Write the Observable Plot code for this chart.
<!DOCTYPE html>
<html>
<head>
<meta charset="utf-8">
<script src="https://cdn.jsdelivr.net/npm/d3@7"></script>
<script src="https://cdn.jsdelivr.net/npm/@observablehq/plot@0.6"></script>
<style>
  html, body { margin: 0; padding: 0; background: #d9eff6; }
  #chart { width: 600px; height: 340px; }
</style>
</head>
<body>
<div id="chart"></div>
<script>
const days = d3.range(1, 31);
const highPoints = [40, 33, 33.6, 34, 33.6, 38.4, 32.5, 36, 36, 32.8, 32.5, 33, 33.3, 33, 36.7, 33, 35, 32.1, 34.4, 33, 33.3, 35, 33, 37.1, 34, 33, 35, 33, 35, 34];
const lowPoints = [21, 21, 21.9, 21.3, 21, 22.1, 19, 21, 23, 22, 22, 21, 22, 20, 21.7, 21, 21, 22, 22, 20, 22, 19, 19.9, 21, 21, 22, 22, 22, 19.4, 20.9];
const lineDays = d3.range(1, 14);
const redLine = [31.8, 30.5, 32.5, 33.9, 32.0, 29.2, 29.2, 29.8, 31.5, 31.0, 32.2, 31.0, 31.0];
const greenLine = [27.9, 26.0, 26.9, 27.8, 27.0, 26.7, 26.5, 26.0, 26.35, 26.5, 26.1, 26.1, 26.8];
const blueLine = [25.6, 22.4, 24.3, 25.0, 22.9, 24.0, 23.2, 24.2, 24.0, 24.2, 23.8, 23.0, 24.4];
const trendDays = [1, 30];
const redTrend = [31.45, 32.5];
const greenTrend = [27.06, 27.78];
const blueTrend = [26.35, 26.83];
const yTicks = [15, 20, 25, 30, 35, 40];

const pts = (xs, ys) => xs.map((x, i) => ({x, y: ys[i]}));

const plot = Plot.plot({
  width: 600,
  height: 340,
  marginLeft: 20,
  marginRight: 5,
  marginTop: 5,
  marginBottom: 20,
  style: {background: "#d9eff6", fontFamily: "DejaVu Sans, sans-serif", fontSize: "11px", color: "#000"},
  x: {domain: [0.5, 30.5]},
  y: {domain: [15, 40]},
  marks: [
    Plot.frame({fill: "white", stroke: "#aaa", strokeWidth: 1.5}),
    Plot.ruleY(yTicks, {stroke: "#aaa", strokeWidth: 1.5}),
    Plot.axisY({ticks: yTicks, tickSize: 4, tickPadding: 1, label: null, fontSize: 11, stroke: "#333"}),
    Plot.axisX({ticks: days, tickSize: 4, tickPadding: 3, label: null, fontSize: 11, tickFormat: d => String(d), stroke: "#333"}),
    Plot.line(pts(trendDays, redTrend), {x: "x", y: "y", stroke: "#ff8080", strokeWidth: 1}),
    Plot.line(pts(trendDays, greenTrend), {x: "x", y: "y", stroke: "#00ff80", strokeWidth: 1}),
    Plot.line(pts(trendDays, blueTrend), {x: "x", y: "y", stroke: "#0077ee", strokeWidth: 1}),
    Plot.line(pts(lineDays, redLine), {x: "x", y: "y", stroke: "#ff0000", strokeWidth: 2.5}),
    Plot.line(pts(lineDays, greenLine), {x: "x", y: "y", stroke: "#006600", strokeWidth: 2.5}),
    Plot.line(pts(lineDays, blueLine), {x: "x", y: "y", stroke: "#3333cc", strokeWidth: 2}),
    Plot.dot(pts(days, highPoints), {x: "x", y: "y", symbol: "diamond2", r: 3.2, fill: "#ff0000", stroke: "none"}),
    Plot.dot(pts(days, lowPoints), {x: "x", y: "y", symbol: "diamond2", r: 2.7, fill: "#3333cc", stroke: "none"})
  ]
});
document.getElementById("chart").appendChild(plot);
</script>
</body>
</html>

○ ○ ○ ○ ○

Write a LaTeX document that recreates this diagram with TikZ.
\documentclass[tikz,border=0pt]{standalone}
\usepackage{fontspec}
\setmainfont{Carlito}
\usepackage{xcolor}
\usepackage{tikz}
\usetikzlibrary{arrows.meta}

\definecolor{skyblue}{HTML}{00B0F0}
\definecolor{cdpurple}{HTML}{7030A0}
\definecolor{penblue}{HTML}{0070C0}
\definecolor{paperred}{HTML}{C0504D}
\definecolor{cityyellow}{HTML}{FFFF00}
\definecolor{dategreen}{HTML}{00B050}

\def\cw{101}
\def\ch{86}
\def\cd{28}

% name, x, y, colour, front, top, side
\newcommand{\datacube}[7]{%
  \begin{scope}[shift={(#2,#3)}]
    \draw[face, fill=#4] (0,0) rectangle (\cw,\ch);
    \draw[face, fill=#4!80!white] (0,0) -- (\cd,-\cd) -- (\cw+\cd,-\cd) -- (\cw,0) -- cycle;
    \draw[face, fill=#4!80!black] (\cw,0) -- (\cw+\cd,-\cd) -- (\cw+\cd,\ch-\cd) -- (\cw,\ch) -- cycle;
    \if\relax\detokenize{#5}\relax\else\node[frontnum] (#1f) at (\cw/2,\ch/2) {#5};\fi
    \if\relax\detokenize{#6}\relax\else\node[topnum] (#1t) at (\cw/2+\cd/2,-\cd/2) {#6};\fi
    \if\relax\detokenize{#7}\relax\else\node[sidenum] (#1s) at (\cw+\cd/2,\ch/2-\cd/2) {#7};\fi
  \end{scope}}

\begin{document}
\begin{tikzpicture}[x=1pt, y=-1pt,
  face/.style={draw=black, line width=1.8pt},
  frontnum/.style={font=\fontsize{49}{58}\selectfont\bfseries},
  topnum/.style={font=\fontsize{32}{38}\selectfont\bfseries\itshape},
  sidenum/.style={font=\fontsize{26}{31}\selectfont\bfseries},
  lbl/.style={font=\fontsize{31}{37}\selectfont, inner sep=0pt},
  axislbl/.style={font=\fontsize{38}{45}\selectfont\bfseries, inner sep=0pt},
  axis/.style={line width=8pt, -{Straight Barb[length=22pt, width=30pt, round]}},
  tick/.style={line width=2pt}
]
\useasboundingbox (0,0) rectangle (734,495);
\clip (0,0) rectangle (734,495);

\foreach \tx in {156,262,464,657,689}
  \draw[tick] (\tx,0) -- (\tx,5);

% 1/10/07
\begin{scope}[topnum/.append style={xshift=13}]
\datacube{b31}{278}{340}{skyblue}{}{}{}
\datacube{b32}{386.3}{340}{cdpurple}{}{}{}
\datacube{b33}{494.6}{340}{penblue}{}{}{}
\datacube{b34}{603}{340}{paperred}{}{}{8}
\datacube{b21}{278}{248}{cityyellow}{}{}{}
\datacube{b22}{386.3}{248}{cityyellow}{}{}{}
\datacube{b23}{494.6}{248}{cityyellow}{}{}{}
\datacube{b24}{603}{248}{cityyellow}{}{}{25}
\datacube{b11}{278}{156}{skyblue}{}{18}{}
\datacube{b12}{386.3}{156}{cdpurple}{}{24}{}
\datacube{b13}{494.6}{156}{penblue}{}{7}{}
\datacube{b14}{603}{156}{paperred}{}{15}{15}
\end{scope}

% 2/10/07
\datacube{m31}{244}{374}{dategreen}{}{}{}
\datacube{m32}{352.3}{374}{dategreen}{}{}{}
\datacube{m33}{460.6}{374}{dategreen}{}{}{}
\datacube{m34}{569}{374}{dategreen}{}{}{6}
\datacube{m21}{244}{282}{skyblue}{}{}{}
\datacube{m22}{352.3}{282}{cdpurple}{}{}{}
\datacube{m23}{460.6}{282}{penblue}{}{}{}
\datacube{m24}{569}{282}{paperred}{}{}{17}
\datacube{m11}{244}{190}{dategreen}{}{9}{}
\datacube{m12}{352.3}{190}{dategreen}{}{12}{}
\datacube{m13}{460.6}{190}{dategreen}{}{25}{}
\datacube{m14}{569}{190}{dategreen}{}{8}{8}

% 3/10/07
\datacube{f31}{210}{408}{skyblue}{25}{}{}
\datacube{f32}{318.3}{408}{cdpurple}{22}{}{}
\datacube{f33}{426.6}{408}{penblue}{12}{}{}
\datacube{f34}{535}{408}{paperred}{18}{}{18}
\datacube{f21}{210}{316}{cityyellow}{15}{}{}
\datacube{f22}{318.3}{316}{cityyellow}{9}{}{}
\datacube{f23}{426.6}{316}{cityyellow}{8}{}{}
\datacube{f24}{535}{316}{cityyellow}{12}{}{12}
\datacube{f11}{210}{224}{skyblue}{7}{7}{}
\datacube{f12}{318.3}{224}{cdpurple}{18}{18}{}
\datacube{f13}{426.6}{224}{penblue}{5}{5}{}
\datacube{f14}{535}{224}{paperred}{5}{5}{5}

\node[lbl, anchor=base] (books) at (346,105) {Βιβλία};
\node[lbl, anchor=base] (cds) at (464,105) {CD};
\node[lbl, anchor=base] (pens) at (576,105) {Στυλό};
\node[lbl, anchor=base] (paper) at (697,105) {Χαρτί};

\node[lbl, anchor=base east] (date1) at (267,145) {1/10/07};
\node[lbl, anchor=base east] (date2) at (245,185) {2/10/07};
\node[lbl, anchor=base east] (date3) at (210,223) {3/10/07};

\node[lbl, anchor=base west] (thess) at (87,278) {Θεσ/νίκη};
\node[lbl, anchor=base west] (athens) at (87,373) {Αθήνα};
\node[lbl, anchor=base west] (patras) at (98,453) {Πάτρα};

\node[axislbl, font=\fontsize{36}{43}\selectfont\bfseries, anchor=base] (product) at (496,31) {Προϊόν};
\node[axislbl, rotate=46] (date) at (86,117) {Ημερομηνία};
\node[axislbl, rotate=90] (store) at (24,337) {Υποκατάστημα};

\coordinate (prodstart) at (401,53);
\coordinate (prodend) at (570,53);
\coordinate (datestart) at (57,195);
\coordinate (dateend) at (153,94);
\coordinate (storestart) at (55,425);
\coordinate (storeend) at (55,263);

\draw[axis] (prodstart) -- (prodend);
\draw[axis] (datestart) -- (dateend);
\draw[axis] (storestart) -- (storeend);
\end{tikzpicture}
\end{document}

○ ○ ○ ○ ○

# Written exercise
Using the entries shown above, reproduce verbatim the lines from the line bearing "Write the Observable" to the line bearing "const pts = (xs, ys)", inclusive.

# Final result
Write the Observable Plot code for this chart.
<!DOCTYPE html>
<html>
<head>
<meta charset="utf-8">
<script src="https://cdn.jsdelivr.net/npm/d3@7"></script>
<script src="https://cdn.jsdelivr.net/npm/@observablehq/plot@0.6"></script>
<style>
  html, body { margin: 0; padding: 0; background: #d9eff6; }
  #chart { width: 600px; height: 340px; }
</style>
</head>
<body>
<div id="chart"></div>
<script>
const days = d3.range(1, 31);
const highPoints = [40, 33, 33.6, 34, 33.6, 38.4, 32.5, 36, 36, 32.8, 32.5, 33, 33.3, 33, 36.7, 33, 35, 32.1, 34.4, 33, 33.3, 35, 33, 37.1, 34, 33, 35, 33, 35, 34];
const lowPoints = [21, 21, 21.9, 21.3, 21, 22.1, 19, 21, 23, 22, 22, 21, 22, 20, 21.7, 21, 21, 22, 22, 20, 22, 19, 19.9, 21, 21, 22, 22, 22, 19.4, 20.9];
const lineDays = d3.range(1, 14);
const redLine = [31.8, 30.5, 32.5, 33.9, 32.0, 29.2, 29.2, 29.8, 31.5, 31.0, 32.2, 31.0, 31.0];
const greenLine = [27.9, 26.0, 26.9, 27.8, 27.0, 26.7, 26.5, 26.0, 26.35, 26.5, 26.1, 26.1, 26.8];
const blueLine = [25.6, 22.4, 24.3, 25.0, 22.9, 24.0, 23.2, 24.2, 24.0, 24.2, 23.8, 23.0, 24.4];
const trendDays = [1, 30];
const redTrend = [31.45, 32.5];
const greenTrend = [27.06, 27.78];
const blueTrend = [26.35, 26.83];
const yTicks = [15, 20, 25, 30, 35, 40];

const pts = (xs, ys) => xs.map((x, i) => ({x, y: ys[i]}));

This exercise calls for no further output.